En efecto, ocho días después de aquel primer domingo de Pascua, los discípulos estaban de nuevo encerrados, y con ellos Tomás. Tomás estaba seguro de no volver a ver nunca más a Jesús. Se negó a dar alas a sus esperanzas por no verlas deshechas a pedazos una vez más y su escepticismo acaba siendo la oportunidad para que Cristo se manifieste de nuevo en medio de ellos, y acepte hacerse experiencia sensible también para Tomás.

Como a los demás discípulos, también necesita hacer el proceso que le llevará a creer; necesita morir en su incredulidad, en sus certezas y dudas para nacer en la fe y abrir su corazón a una realidad mayor que todas las evidencias. Cuántas veces quisiéramos reducir nuestra fe a los criterios de una verificación palpable, audible, visible, como si la percepción de los sentidos fuera el único camino para acceder a la realidad de Cristo Resucitado y cuántas veces también habremos podido constatar en nuestra vida testimonio de hombres y mujeres que quizás sin proclamarlo con palabras y discursos nos han manifestado con el lenguaje del amor y la generosidad que también “han visto al Señor”. Jesús acepta el juego de dar señales de su presencia entre nosotros, y por la fe nos abre a la experiencia de “ver” y “sentir” cómo sigue vivo y operando en medio del mundo.
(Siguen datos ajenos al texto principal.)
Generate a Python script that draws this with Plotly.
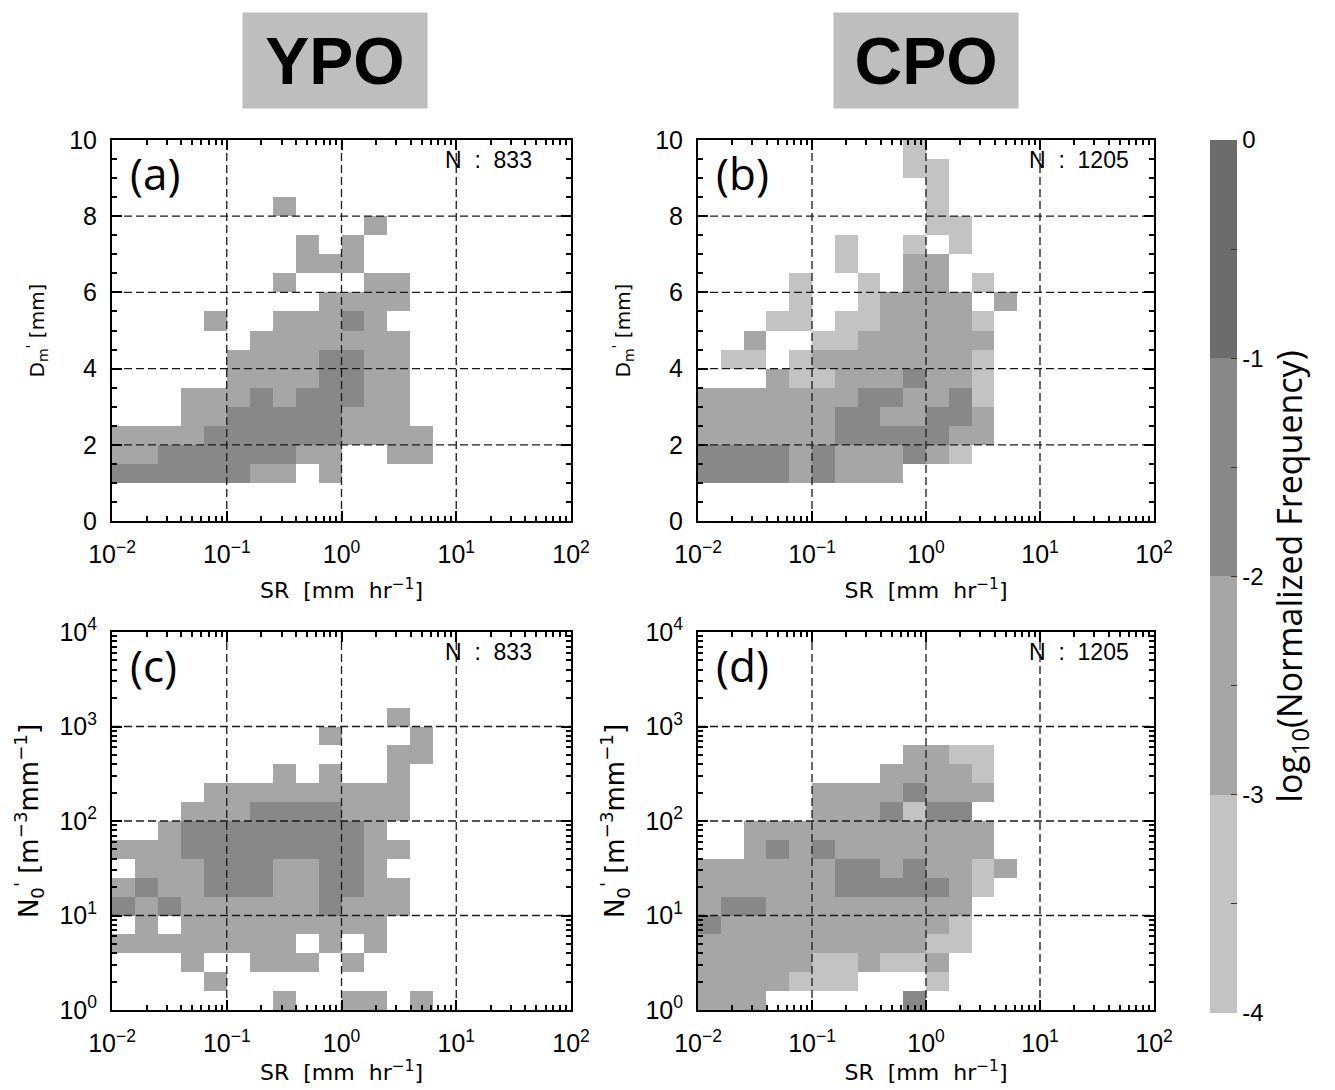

Hermanas y hermanos, el evangelio de hoy pone a nuestra consideración una realidad que no podemos olvidar: la fe de Tomás es el reconocimiento de que Cristo resucitado no se reduce a un hecho, patrimonio del pasado, sino a alguien que continúa presente y viviente en nuestra vida y en nuestra Iglesia y no se ha desentendido de nosotros, a pesar de nuestras dudas o nuestra poca fe, y si aun así nos cuesta verlo, Jesús nos pide como Tomás que “metamos los dedos en sus heridas y la mano en su costado” porque no se ha alejado de nuestra realidad humana sino que se hace “palpable” en su Palabra, en los sacramentos y en las heridas de aquellos hombres y mujeres que sufren y que perpetúan su cuerpo entre nosotros, ese cuerpo de humanidad que anhela de nuevo participar de su redención y su Pascua. En este sentido, la experiencia de Tomás es la expresión más realista del itinerario de la fe de todo creyente que busca el rostro amoroso de su Señor y esta búsqueda nos invita a hacer nuestra la experiencia de aquellos discípulos, de aquel apóstol que pese a su escepticismo supo reconocer en Jesús a su Señor.

En los pueblos de labradores, al menos cuando yo era pequeño, durante el día las puertas de las casas se encontraban abiertas. Esta costumbre era un signo de confianza y de hospitalidad; no había ningún temor. A cualquier hora podías entrar en cualquier casa como si estuvieras en la tuya. No tenían miedo a nada ni a nadie. Como los discípulos, ocho días después de Pascua, también nosotros, con nuestras dudas y certezas, nos encontramos reunidos en nombre del Señor, en esta casa, sabiendo que Él está en medio de nosotros. No tengamos miedo de abrir puertas y ventanas para que nos entre la luz del Resucitado y el aire fresco de su Espíritu. Felices nosotros si hacemos nuestra la fe de Tomás y sabemos mantenerla viva a pesar de las claridades y sombras de nuestra Iglesia y de nuestro mundo.